Kawaii Laughter
Wednesday, April 23, 5:51 PM
I knew I forgot something. Oh well, that makes my Friday free. There will be other times and I don't mind waiting for next year to ask a guy to Sadie's. I really forgot to ask, but anyways it makes me happy knowing he'd say yes if I did. The wind was hard when I was walking home today; it made me think more. I really forgot didn't I? This was pretty much a nice day. In the morning, I was unexpectedly all smiley, but I felt even better when school was done. I'm a bit fatigued. I have more assignments now, it's sort of lame. CAT or whatever testing is next week. I'm hecka ready. Odd? Yes, but I think I can do well. I excell on some parts, on others I don't. I am not working on improving it, why? I think my efforts are better put into other things. My angst towards "double dipping/testing the water" people is silly. I do have a right to ignore them, and there's nothing wrong about not liking everyone. It still isn't comparable to when I was 9 and hated all of humanity. I just realised pretending annoying people don't exist, really helps! It's okay, I'm not the only person annoyed. I found that out, and I think it makes me feel better. Though, most people don't even care. I care too much, sometimes its better being ignorant. Really, prove me otherwise! I love Nguyen even more this week. I know we can't hang out as often as we used to, but I don't mind. I just know we have each others back. I love Gayle for the buddy I can always talk to. Life is good. Who cares how many times I say that, and how many times I don't say that?
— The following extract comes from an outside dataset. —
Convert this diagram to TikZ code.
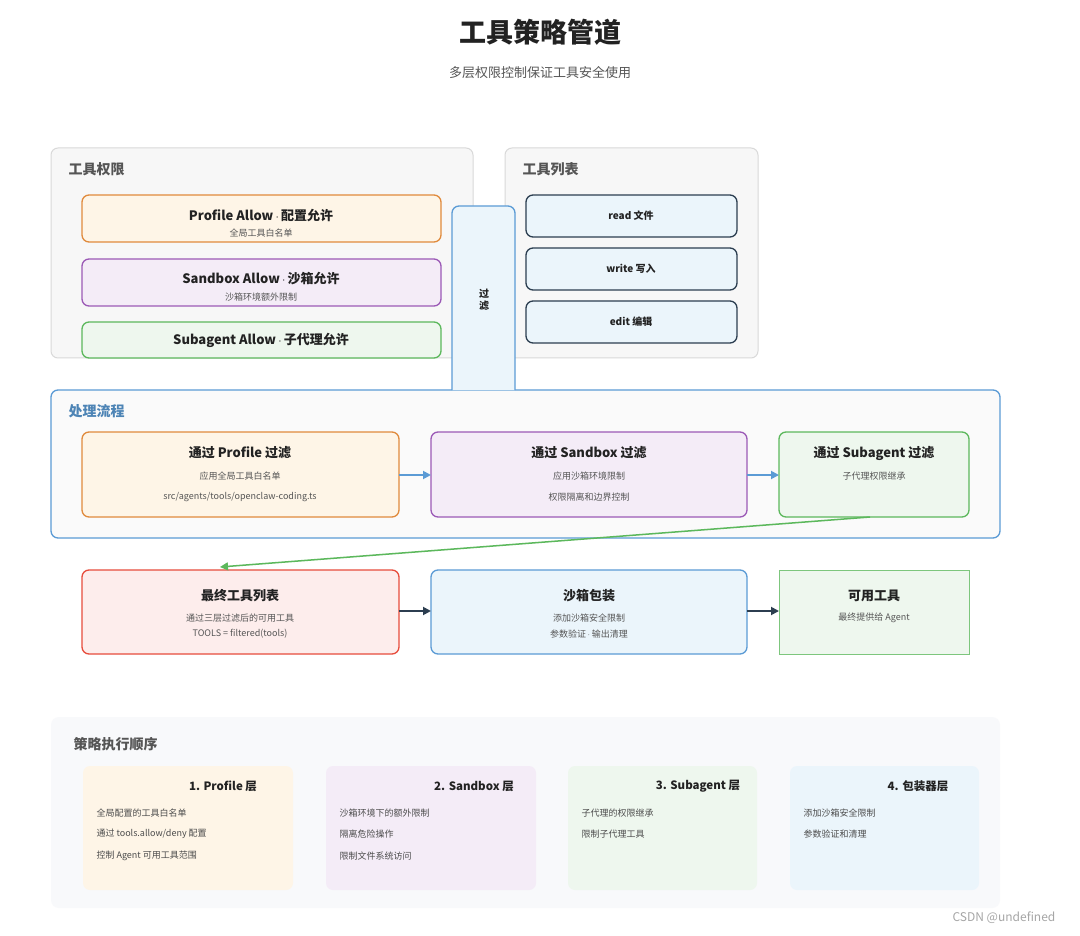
\documentclass[tikz,border=0pt]{standalone}
\usepackage{fontspec}
\setmainfont{Noto Sans CJK SC}
\usetikzlibrary{arrows.meta}
\definecolor{cOr}{HTML}{E08A3C}\definecolor{fOr}{HTML}{FEF5E7}
\definecolor{cPu}{HTML}{9B59B6}\definecolor{fPu}{HTML}{F4ECF7}
\definecolor{cGr}{HTML}{5CB85C}\definecolor{fGr}{HTML}{EEF7EE}
\definecolor{cRe}{HTML}{E74C3C}\definecolor{fRe}{HTML}{FDEDEC}
\definecolor{cBl}{HTML}{5B9BD5}\definecolor{fBl}{HTML}{EBF5FB}
\definecolor{cDk}{HTML}{2C3E50}\definecolor{txt}{HTML}{222222}
\definecolor{sub}{HTML}{555555}\definecolor{fOd}{HTML}{F8F9FB}
\newcommand{\mdot}{\,$\cdot$\,}
\tikzset{
  panel/.style={draw=#1, line width=1pt, rounded corners=7pt},
  card/.style={line width=1.3pt, rounded corners=7pt},
  ttl/.style={font=\bfseries\fontsize{13}{15}\selectfont, text=txt},
  sml/.style={font=\fontsize{9}{11}\selectfont, text=sub},
  hdr/.style={font=\bfseries\fontsize{14}{16}\selectfont, text=sub, anchor=west},
  flow/.style={-{Triangle[length=8pt,width=8pt]}, line width=1.8pt}
}
\begin{document}
\begin{tikzpicture}[x=1pt,y=-1pt]
\useasboundingbox[fill=white] (0,0) rectangle (1080,936);
% title
\node[font=\bfseries\fontsize{27}{30}\selectfont, text=txt] (title) at (540,32) {工具策略管道};
\node[font=\fontsize{13}{15}\selectfont, text=sub] (subtitle) at (540,73) {多层权限控制保证工具安全使用};
% upper panels
\draw[panel=black!15, fill=black!3] (51,148) rectangle (473,358);
\node[hdr] (permhdr) at (65,169) {工具权限};
\draw[panel=black!15, fill=black!3] (505,148) rectangle (758,358);
\node[hdr] (listhdr) at (519,169) {工具列表};
\draw[card, draw=cOr, fill=fOr] (82,195) rectangle (441,242);
\node[ttl] (pa) at (261,216) {Profile Allow\mdot 配置允许};
\node[sml] (pas) at (261,233) {全局工具白名单};
\draw[card, draw=cPu, fill=fPu] (82,259) rectangle (441,306);
\node[ttl] (sa) at (261,279) {Sandbox Allow\mdot 沙箱允许};
\node[sml] (sas) at (261,297) {沙箱环境额外限制};
\draw[card, draw=cGr, fill=fGr] (82,322) rectangle (441,358);
\node[ttl] (ga) at (261,340) {Subagent Allow\mdot 子代理允许};
\foreach \y/\t/\n in {195/read 文件/rd, 248/write 写入/wr, 301/edit 编辑/ed}{
  \draw[card, draw=cDk, fill=fBl] (526,\y) rectangle (737,\y+42);
  \node[font=\bfseries\fontsize{10}{12}\selectfont, text=txt] (\n) at (631,\y+21) {\t};
}
% process panel
\draw[panel=cBl, line width=1.3pt, fill=black!2] (51,390) rectangle (1000,538);
\draw[card, draw=cBl, fill=fBl] (452,390) -- (452,206) -- (515,206) -- (515,390);
\node[font=\bfseries\fontsize{10}{12}\selectfont, text=txt, align=center] (filt) at (484,300) {过\\滤};
\node[hdr, text=cBl!85!black] (prochdr) at (65,411) {处理流程};
\draw[card, draw=cOr, fill=fOr] (82,432) rectangle (399,517);
\node[ttl] (p1) at (240,453) {通过 Profile 过滤};
\node[sml] at (240,476) {应用全局工具白名单};
\node[sml] at (240,497) {src/agents/tools/openclaw-coding.ts};
\draw[card, draw=cPu, fill=fPu] (431,432) rectangle (747,517);
\node[ttl] (p2) at (589,453) {通过 Sandbox 过滤};
\node[sml] at (589,476) {应用沙箱环境限制};
\node[sml] at (589,497) {权限隔离和边界控制};
\draw[card, draw=cGr, fill=fGr] (779,432) rectangle (969,517);
\node[ttl] (p3) at (874,453) {通过 Subagent 过滤};
\node[sml] at (874,476) {子代理权限继承};
\coordinate (a1) at (399,475); \coordinate (b1) at (431,475);
\coordinate (a2) at (747,475); \coordinate (b2) at (779,475);
\draw[flow, draw=cBl] (a1) -- (b1);
\draw[flow, draw=cBl] (a2) -- (b2);
% result row
\draw[card, draw=cRe, fill=fRe] (82,570) rectangle (399,654);
\node[ttl] (r1) at (240,596) {最终工具列表};
\node[sml] at (240,618) {通过三层过滤后的可用工具};
\node[sml] at (240,634) {TOOLS = filtered(tools)};
\draw[card, draw=cBl, fill=fBl] (431,570) rectangle (747,654);
\node[ttl] (r2) at (589,596) {沙箱包装};
\node[sml] at (589,618) {添加沙箱安全限制};
\node[sml] at (589,634) {参数验证\mdot 输出清理};
\draw[line width=0.8pt, draw=cGr!80, fill=fGr] (779,570) rectangle (969,654);
\node[ttl] (r3) at (874,596) {可用工具};
\node[sml] at (874,618) {最终提供给 Agent};
\coordinate (g1) at (870,517); \coordinate (g2) at (220,567);
\draw[flow, draw=cGr, line width=1.5pt] (g1) -- (g2);
\coordinate (c1) at (399,611); \coordinate (d1) at (431,611);
\coordinate (c2) at (747,611); \coordinate (d2) at (779,611);
\draw[flow, draw=cDk] (c1) -- (d1);
\draw[flow, draw=cDk] (c2) -- (d2);
% order panel
\fill[fOd, rounded corners=8pt] (51,717) rectangle (1000,908);
\node[hdr] (ordhdr) at (70,744) {策略执行顺序};
\foreach \xa/\xb/\cf/\xt/\t/\n in {83/293/fOr/223/1. Profile 层/o1, 326/536/fPu/474/2. Sandbox 层/o2, 568/757/fGr/698/3. Subagent 层/o3, 790/979/fBl/918/4. 包装器层/o4}{
  \fill[\cf, rounded corners=7pt] (\xa,766) rectangle (\xb,890);
  \node[font=\bfseries\fontsize{11.5}{13}\selectfont, text=txt] (\n) at (\xt,786) {\t};
}
\foreach \x/\y/\t in {93/813/全局配置的工具白名单, 93/834/{通过 tools.allow/deny 配置}, 93/856/控制 Agent 可用工具范围,
  336/813/沙箱环境下的额外限制, 336/834/隔离危险操作, 336/856/限制文件系统访问,
  578/813/子代理的权限继承, 578/834/限制子代理工具,
  800/813/添加沙箱安全限制, 800/834/参数验证和清理}
  \node[sml, anchor=west, text=black!70] at (\x,\y) {\t};
\node[font=\fontsize{12}{14}\selectfont, text=black!35] (wm) at (1004,918) {CSDN @undefined};
\end{tikzpicture}
\end{document}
It's not trite!
It's fine that I have work to do. I can still fine time to do what I want, not what everyone is doing. I'm glad Danh wants to include me in the Pizza plan; I miss being with the buddies. The weather changes so frequently, even for one day. It rained last night and the sky was very gloomy this morning. Then in the afternoon, it got brighter, and later windy. If you would've asked me to swim at 9am, I would've refused. The case when tutorial came, I would've gone. I forgot to blog yesterday didn't I? I had so much fun going to Overfelt. I saw some portables with Leadership Public school and I wondered if Marryanne goes to this campus. They had so many tennis courts too, I couldn't help admire. I got to talk to Jennifer about our love of food. Nguyen nagged me about going to MB. It was funny, her stance was that I got to eat good food. I simply stated, I wasn't going to attend unless some cute boy asks me. It went on and on. I've got this small scheme, of getting boys not to ask me. I think it will work just fine. I'm sort of being a cheapskate you could say. Once again, being at the badminton game was fun. I had enough time to change since the last class was just PE. I think the game I remembered most was Ngoc's game, he flat-out beat his opponent. Even moreso then the home game where we played Overfelt. I got to stare at a pretty person. Boy, girl, whatever; but Libras admire beauty. Of course, I don't want to freak out a person by going up to them and confessing my love for their beauty. That is way off. Compliments are fine, but I still like my distance.